**Your task**: Extract only the lines from the start of the entries below to the line with "const yTickLabels = ['0.24','0.28','0.32','0,36','0.40','0,44'];", inclusive; omit every picture.
((
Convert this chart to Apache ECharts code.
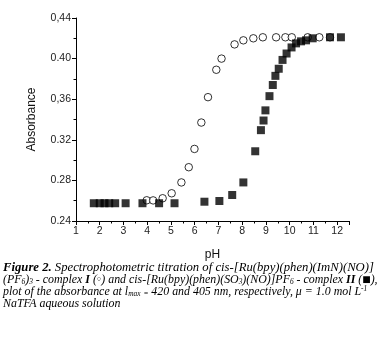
<!DOCTYPE html>
<html>
<head>
<meta charset="utf-8">
<script src="https://cdn.jsdelivr.net/npm/echarts@6/dist/echarts.min.js"></script>
<style>html,body{margin:0;padding:0;background:#fff}#c{width:384px;height:342px}</style>
</head>
<body>
<div id="c"></div>
<script>
// Complex I (open circles): [pH, absorbance]
const complexI_pH  = [3.98, 4.25, 4.65, 5.03, 5.44, 5.75, 5.99, 6.28, 6.56, 6.91, 7.13, 7.68, 8.05, 8.47, 8.87, 9.43, 9.82, 10.09, 10.76, 11.25, 11.70];
const complexI_abs = [0.2604, 0.2603, 0.2624, 0.2673, 0.278, 0.293, 0.311, 0.337, 0.362, 0.389, 0.400, 0.414, 0.418, 0.420, 0.421, 0.421, 0.421, 0.421, 0.421, 0.421, 0.421];
// Complex II (filled squares): [pH, absorbance]
const complexII_pH  = [1.75, 2.0, 2.2, 2.4, 2.65, 3.09, 3.80, 4.50, 5.15, 6.41, 7.04, 7.58, 8.05, 8.55, 8.79, 8.90, 8.98, 9.15, 9.29, 9.40, 9.54, 9.70, 9.87, 10.08, 10.27, 10.48, 10.69, 10.97, 11.70, 12.16];
const complexII_abs = [0.2575, 0.2575, 0.2575, 0.2575, 0.2575, 0.2575, 0.2575, 0.2575, 0.2575, 0.259, 0.2597, 0.2656, 0.278, 0.3087, 0.3295, 0.339, 0.349, 0.363, 0.374, 0.383, 0.390, 0.3987, 0.405, 0.411, 0.415, 0.417, 0.418, 0.420, 0.421, 0.421];
const xTickLabels = ['1','2','3','4','5','6','7','8','9','10','11','12'];
const yTickLabels = ['0.24','0.28','0.32','0,36','0.40','0,44'];

const chart = echarts.init(document.getElementById('c'), null, {renderer: 'canvas'});
const sans = 'Liberation Sans, Arial, sans-serif';
const serif = 'Liberation Serif, Times New Roman, serif';
const zip = (a, b) => a.map((v, i) => [v, b[i]]);

const captionLines = [
  '{b|Figure 2.} Spectrophotometric titration of cis-[Ru(bpy)(phen)(ImN)(NO)]',
  '(PF{s|6}){s|3} - complex {b|I} {y|(}{m|○}{y|)} and cis-[Ru(bpy)(phen)(SO{s|3})(NO)]PF{s|6} - complex {b|II} {y|(}{q|■}{y|)},',
  'plot of the absorbance at l{s|max} {s|=} 420 and 405 nm, respectively, μ = 1.0 mol L{p|-1}',
  'NaTFA aqueous solution'
];
const captionSizes = [12.7, 11.9, 11.9, 11.9];

function richFor(fs) {
  const c = '#222', lh = 12.3;
  return {
    b: {fontFamily: serif, fontStyle: 'italic', fontWeight: 'bold', fontSize: fs, color: c, lineHeight: lh},
    y: {fontFamily: serif, fontStyle: 'italic', fontSize: fs, color: c, lineHeight: lh},
    m: {fontFamily: sans, fontSize: fs * 0.62, color: c, lineHeight: lh},
    q: {fontFamily: 'DejaVu Sans, sans-serif', fontSize: fs * 0.75, color: c, lineHeight: lh},
    s: {fontFamily: serif, fontStyle: 'italic', fontSize: fs * 0.62, color: c, lineHeight: lh, verticalAlign: 'bottom'},
    p: {fontFamily: serif, fontStyle: 'italic', fontSize: fs * 0.62, color: c, lineHeight: lh, verticalAlign: 'top'}
  };
}

chart.setOption({
  animation: false,
  backgroundColor: '#fff',
  grid: {left: 76, right: 35, top: 18, bottom: 121, containLabel: false},
  xAxis: {
    type: 'value', min: 1, max: 12.5, interval: 1,
    name: 'pH', nameLocation: 'middle', nameGap: 28,
    nameTextStyle: {fontFamily: sans, fontSize: 12, color: '#111'},
    axisLine: {show: true, onZero: false, lineStyle: {color: '#000', width: 1}},
    axisTick: {show: true, length: 4, lineStyle: {color: '#000'}},
    minorTick: {show: true, splitNumber: 2, length: 2.5, lineStyle: {color: '#000'}},
    splitLine: {show: false},
    axisLabel: {fontFamily: sans, fontSize: 10.5, color: '#222', margin: 5, showMaxLabel: false,
      formatter: v => Math.abs(v - Math.round(v)) < 1e-6 ? xTickLabels[Math.round(v) - 1] : ''}
  },
  yAxis: {
    type: 'value', min: 0.24, max: 0.44, interval: 0.04,
    name: 'Absorbance', nameLocation: 'middle', nameGap: 38,
    nameTextStyle: {fontFamily: sans, fontSize: 12, color: '#111'},
    axisLine: {show: true, lineStyle: {color: '#000', width: 1}},
    axisTick: {show: true, length: 4, lineStyle: {color: '#000'}},
    minorTick: {show: true, splitNumber: 2, length: 2.5, lineStyle: {color: '#000'}},
    splitLine: {show: false},
    axisLabel: {fontFamily: sans, fontSize: 10.5, color: '#222', margin: 5,
      formatter: v => yTickLabels[Math.round((v - 0.24) / 0.04)]}
  },
  series: [
    {type: 'scatter', data: zip(complexI_pH, complexI_abs), symbol: 'circle', symbolSize: 7.5,
     itemStyle: {color: '#fff', borderColor: '#000', borderWidth: 1}, z: 2},
    {type: 'scatter', data: zip(complexII_pH, complexII_abs), symbol: 'rect', symbolSize: 8,
     itemStyle: {color: '#000'}, z: 3}
  ],
  graphic: captionLines.map((t, i) => ({
    type: 'text', left: 3, top: 261 + i * 12.3,
    style: {text: t, rich: richFor(captionSizes[i]), fontFamily: serif, fontStyle: 'italic',
            fontSize: captionSizes[i], lineHeight: 12.3, color: '#222'}
  }))
});
</script>
</body>
</html>
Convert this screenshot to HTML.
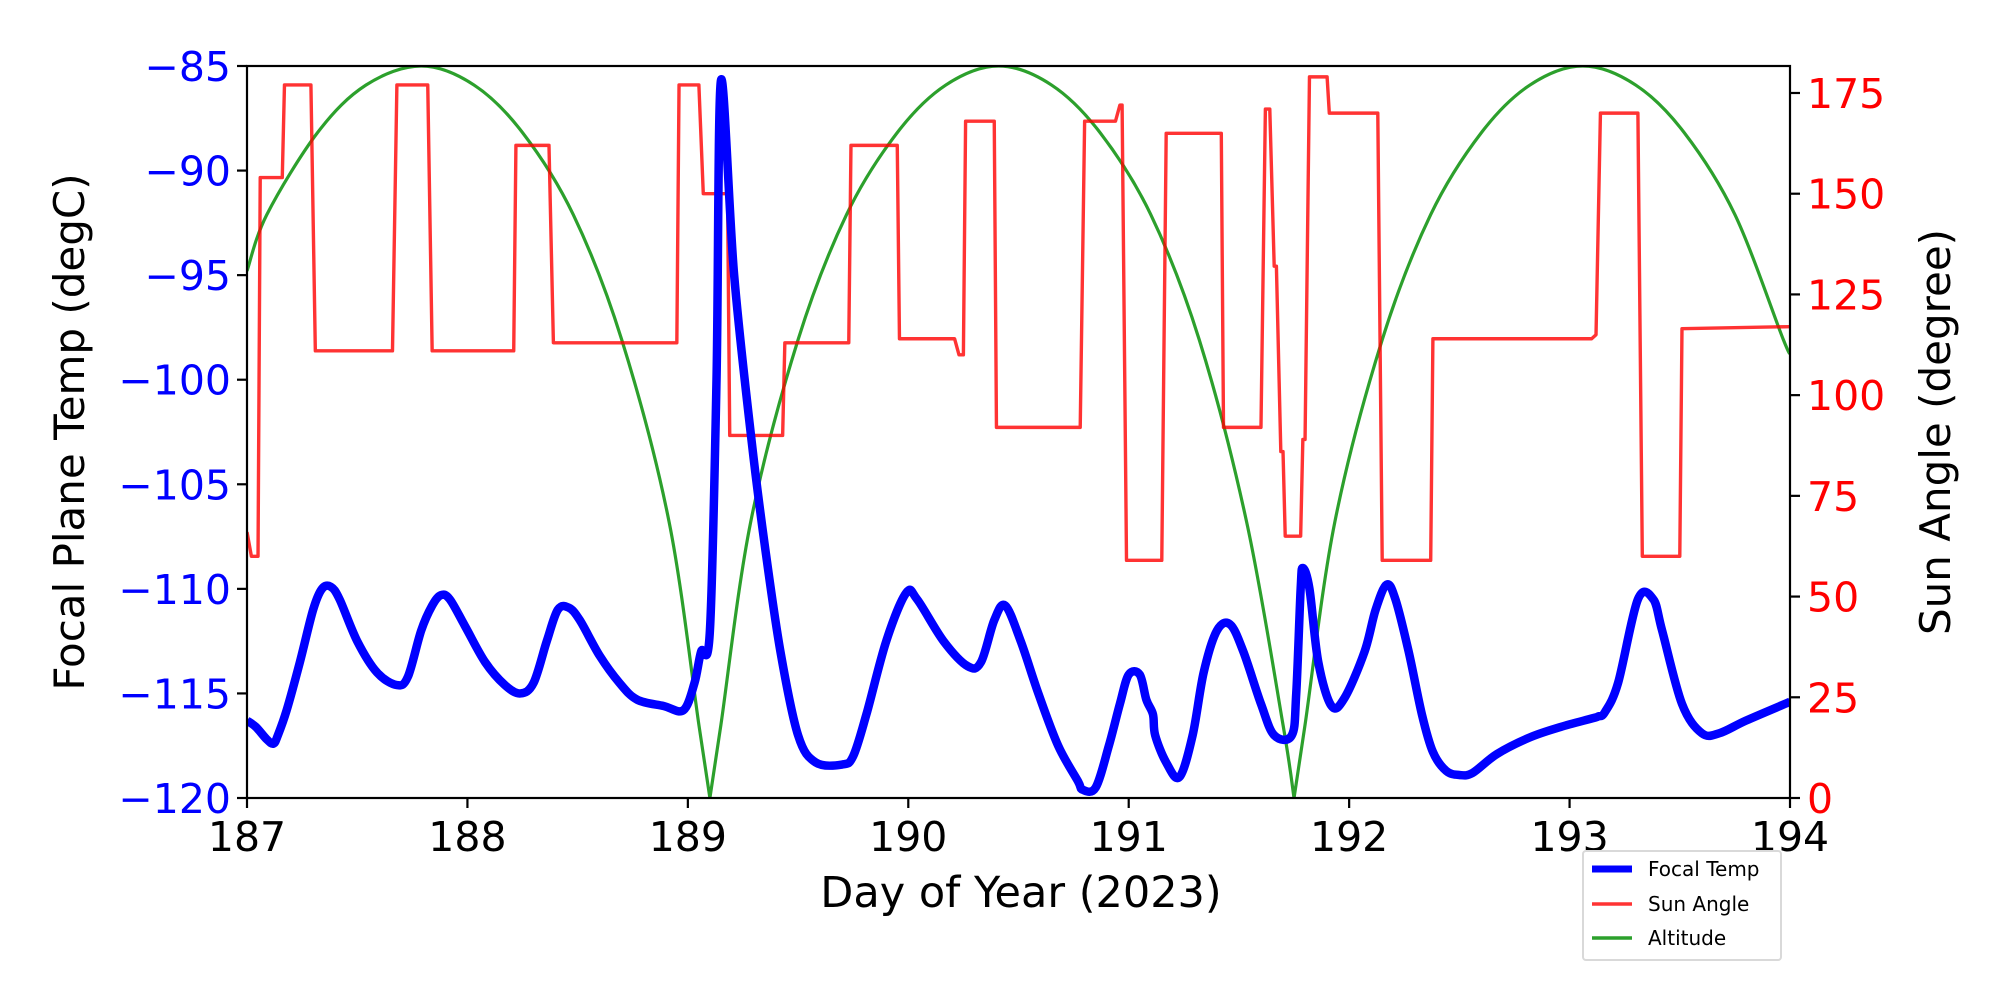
<!DOCTYPE html>
<html><head><meta charset="utf-8"><style>
html,body{margin:0;padding:0;background:#fff;}
svg{display:block;font-family:"DejaVu Sans","Liberation Sans",sans-serif;}
</style></head><body>
<svg id="chart" width="2000" height="1000" viewBox="0 0 2000 1000" xmlns="http://www.w3.org/2000/svg" style="position:absolute;left:0;top:0">
<rect width="2000" height="1000" fill="#fff"/>
<g id="plot"></g>
<g id="axes"></g>
</svg>
<script>
const xTicks=[187,188,189,190,191,192,193,194];
const tempTicks=[-85,-90,-95,-100,-105,-110,-115,-120];
const sunTicks=[0,25,50,75,100,125,150,175];
const tempDays=[187.00,187.04,187.09,187.12,187.14,187.18,187.24,187.30,187.34,187.38,187.42,187.50,187.59,187.68,187.73,187.79,187.84,187.88,187.92,187.99,188.08,188.17,188.24,188.30,188.36,188.41,188.46,188.51,188.60,188.69,188.77,188.89,188.98,189.03,189.06,189.10,189.13,189.15,189.21,189.29,189.35,189.42,189.50,189.58,189.70,189.75,189.81,189.90,189.99,190.04,190.16,190.27,190.33,190.39,190.44,190.51,190.59,190.68,190.77,190.79,190.85,190.91,190.96,191.00,191.05,191.08,191.11,191.12,191.17,191.23,191.29,191.34,191.40,191.46,191.52,191.60,191.66,191.74,191.76,191.78,191.79,191.82,191.86,191.92,191.98,192.07,192.12,192.17,192.21,192.27,192.33,192.38,192.44,192.50,192.56,192.67,192.82,192.96,193.10,193.13,193.16,193.22,193.31,193.38,193.42,193.51,193.60,193.68,193.80,194.00];
const tempVals=[-116.3,-116.6,-117.2,-117.4,-117,-115.8,-113.5,-111,-110,-109.9,-110.5,-112.5,-114,-114.6,-114.2,-112,-110.8,-110.3,-110.5,-111.8,-113.5,-114.6,-115,-114.5,-112.5,-111,-110.9,-111.5,-113.2,-114.5,-115.3,-115.6,-115.8,-114.5,-113,-112,-100,-85.7,-95,-103,-108,-113,-117,-118.3,-118.4,-118,-116,-112.5,-110.2,-110.5,-112.5,-113.7,-113.5,-111.5,-110.8,-112.5,-115,-117.5,-119.2,-119.6,-119.5,-117.5,-115.5,-114.1,-114.1,-115.3,-116,-117,-118.3,-119,-117,-114,-112,-111.7,-113,-115.5,-117,-117,-115,-110,-109,-110,-113.5,-115.6,-115.2,-113,-111,-109.8,-110.5,-113,-116,-117.8,-118.7,-118.9,-118.8,-117.9,-117.1,-116.6,-116.2,-116.1,-115.9,-114.5,-110.5,-110.5,-112,-115.5,-116.9,-116.9,-116.3,-115.4];
const sunDays=[187.00,187.02,187.05,187.06,187.16,187.17,187.29,187.31,187.66,187.68,187.82,187.84,188.21,188.22,188.37,188.39,188.95,188.96,189.05,189.07,189.18,189.19,189.43,189.44,189.73,189.74,189.95,189.96,190.21,190.23,190.25,190.26,190.39,190.40,190.78,190.80,190.94,190.96,190.97,190.99,191.15,191.17,191.42,191.43,191.60,191.62,191.64,191.66,191.67,191.69,191.70,191.71,191.78,191.79,191.80,191.82,191.90,191.91,192.13,192.15,192.37,192.38,193.10,193.12,193.14,193.31,193.33,193.50,193.51,194.00];
const sunVals=[66,60,60,154,154,177,177,111,111,177,177,111,111,162,162,113,113,177,177,150,150,90,90,113,113,162,162,114,114,110,110,168,168,92,92,168,168,172,172,59,59,165,165,92,92,171,171,132,132,86,86,65,65,89,89,179,179,170,170,59,59,114,114,115,170,170,60,60,116.5,117];
const altDays=[187.00,187.09,187.32,187.54,187.79,188.03,188.25,188.48,188.70,188.915,189.05,189.10,189.15,189.285,189.50,189.72,189.95,190.17,190.41,190.65,190.87,191.10,191.32,191.535,191.70,191.75,191.80,191.935,192.15,192.37,192.60,192.82,193.06,193.30,193.52,193.75,193.97,194.00];
const altVals=[0.72,0.797,0.909,0.974,1,0.974,0.909,0.797,0.626,0.377,0.1,0,0.1,0.377,0.626,0.797,0.909,0.974,1,0.974,0.909,0.797,0.626,0.377,0.1,0,0.1,0.377,0.626,0.797,0.909,0.974,1,0.974,0.909,0.797,0.626,0.61];

const L=247,R=1790,T=66,B=798;
const xs=d=>L+(d-187)/7*(R-L);
const yT=v=>T+(-85-v)/35*(B-T);
const yS=v=>B-v/181.7*(B-T);
const yA=v=>B-v*(B-T);
const NS="http://www.w3.org/2000/svg";
const plot=document.getElementById('plot'),axes=document.getElementById('axes');
function mk(tag,attrs,parent){const e=document.createElementNS(NS,tag);for(const k in attrs)e.setAttribute(k,attrs[k]);parent.appendChild(e);return e;}
const clip=mk('clipPath',{id:'cp'},plot);mk('rect',{x:L,y:T,width:R-L,height:B-T},clip);
const g=mk('g',{'clip-path':'url(#cp)'},plot);

function smooth(pts,breakAt){
  let d='M'+pts[0][0]+','+pts[0][1];
  for(let i=0;i<pts.length-1;i++){
    const p1=pts[i],p2=pts[i+1];
    const p0=(i>0&&!breakAt(i))?pts[i-1]:p1;
    const p3=(i+2<pts.length&&!breakAt(i+1))?pts[i+2]:p2;
    const c1=[p1[0]+(p2[0]-p0[0])/6,p1[1]+(p2[1]-p0[1])/6];
    const c2=[p2[0]-(p3[0]-p1[0])/6,p2[1]-(p3[1]-p1[1])/6];
    d+=` C${c1[0]},${c1[1]} ${c2[0]},${c2[1]} ${p2[0]},${p2[1]}`;
  }
  return d;
}
const alt=mk('path',{d:smooth(altDays.map((d,i)=>[xs(d),yA(altVals[i])]),i=>altVals[i]===0),fill:'none',stroke:'#2ca02c','stroke-width':3.2},g);



const sun=mk('polyline',{points:sunDays.map((d,i)=>xs(d)+','+yS(sunVals[i])).join(' '),fill:'none',stroke:'#ff0000','stroke-opacity':0.8,'stroke-width':3.4,'stroke-linejoin':'round'},g);



const tmp=mk('path',{d:smooth(tempDays.map((d,i)=>[xs(d),yT(tempVals[i])]),i=>false),fill:'none',stroke:'#0000ff','stroke-width':8.5,'stroke-linejoin':'round'},g);



const frame=mk('rect',{x:L,y:T,width:R-L,height:B-T,fill:'none',stroke:'#000','stroke-width':2.2},axes);



xTicks.forEach(t=>{
  const x=xs(t);
  mk('line',{x1:x,y1:B,x2:x,y2:B+10,stroke:'#000','stroke-width':2.2},axes);
  const tx=mk('text',{x:x,y:B+53,'font-size':41,'text-anchor':'middle',fill:'#000'},axes);
  tx.textContent=t;
  
  
});
tempTicks.forEach(t=>{
  const y=yT(t);
  mk('line',{x1:L-10,y1:y,x2:L,y2:y,stroke:'#000','stroke-width':2.2},axes);
  const tx=mk('text',{x:L-16,y:y+15,'font-size':41,'text-anchor':'end',fill:'#0000ff'},axes);
  tx.textContent='\u2212'+Math.abs(t);
  
  
});
sunTicks.forEach(t=>{
  const y=yS(t);
  mk('line',{x1:R,y1:y,x2:R+10,y2:y,stroke:'#000','stroke-width':2.2},axes);
  const tx=mk('text',{x:R+17,y:y+15,'font-size':41,'text-anchor':'start',fill:'#ff0000'},axes);
  tx.textContent=t;
  
  
});
</script>
<svg style="position:absolute;left:0;top:0" width="2000" height="1000" xmlns="http://www.w3.org/2000/svg">
<text x="1021" y="907" font-size="43" text-anchor="middle" font-family="DejaVu Sans, Liberation Sans, sans-serif">Day of Year (2023)</text>
<text transform="translate(84,432) rotate(-90)" font-size="42" text-anchor="middle" font-family="DejaVu Sans, Liberation Sans, sans-serif">Focal Plane Temp (degC)</text>
<text transform="translate(1950,432) rotate(-90)" font-size="42" text-anchor="middle" font-family="DejaVu Sans, Liberation Sans, sans-serif">Sun Angle (degree)</text>
<g font-family="DejaVu Sans, Liberation Sans, sans-serif" font-size="20">
<rect x="1583" y="851" width="198" height="109" fill="#fff" stroke="#d9d9d9" stroke-width="2" rx="3"/>
<g><line x1="1592" y1="869" x2="1632" y2="869" stroke="#0000ff" stroke-width="7"/><text x="1648" y="876">Focal Temp</text></g>
<g><line x1="1592" y1="904" x2="1632" y2="904" stroke="#ff0000" stroke-opacity="0.8" stroke-width="3.4"/><text x="1648" y="911">Sun Angle</text></g>
<g><line x1="1592" y1="938" x2="1632" y2="938" stroke="#2ca02c" stroke-width="3.4"/><text x="1648" y="945">Altitude</text></g>
</g>
</svg>
</body></html>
))
**Full solution**:
Convert this chart to Apache ECharts code.
<!DOCTYPE html>
<html>
<head>
<meta charset="utf-8">
<script src="https://cdn.jsdelivr.net/npm/echarts@6/dist/echarts.min.js"></script>
<style>html,body{margin:0;padding:0;background:#fff}#c{width:384px;height:342px}</style>
</head>
<body>
<div id="c"></div>
<script>
// Complex I (open circles): [pH, absorbance]
const complexI_pH  = [3.98, 4.25, 4.65, 5.03, 5.44, 5.75, 5.99, 6.28, 6.56, 6.91, 7.13, 7.68, 8.05, 8.47, 8.87, 9.43, 9.82, 10.09, 10.76, 11.25, 11.70];
const complexI_abs = [0.2604, 0.2603, 0.2624, 0.2673, 0.278, 0.293, 0.311, 0.337, 0.362, 0.389, 0.400, 0.414, 0.418, 0.420, 0.421, 0.421, 0.421, 0.421, 0.421, 0.421, 0.421];
// Complex II (filled squares): [pH, absorbance]
const complexII_pH  = [1.75, 2.0, 2.2, 2.4, 2.65, 3.09, 3.80, 4.50, 5.15, 6.41, 7.04, 7.58, 8.05, 8.55, 8.79, 8.90, 8.98, 9.15, 9.29, 9.40, 9.54, 9.70, 9.87, 10.08, 10.27, 10.48, 10.69, 10.97, 11.70, 12.16];
const complexII_abs = [0.2575, 0.2575, 0.2575, 0.2575, 0.2575, 0.2575, 0.2575, 0.2575, 0.2575, 0.259, 0.2597, 0.2656, 0.278, 0.3087, 0.3295, 0.339, 0.349, 0.363, 0.374, 0.383, 0.390, 0.3987, 0.405, 0.411, 0.415, 0.417, 0.418, 0.420, 0.421, 0.421];
const xTickLabels = ['1','2','3','4','5','6','7','8','9','10','11','12'];
const yTickLabels = ['0.24','0.28','0.32','0,36','0.40','0,44'];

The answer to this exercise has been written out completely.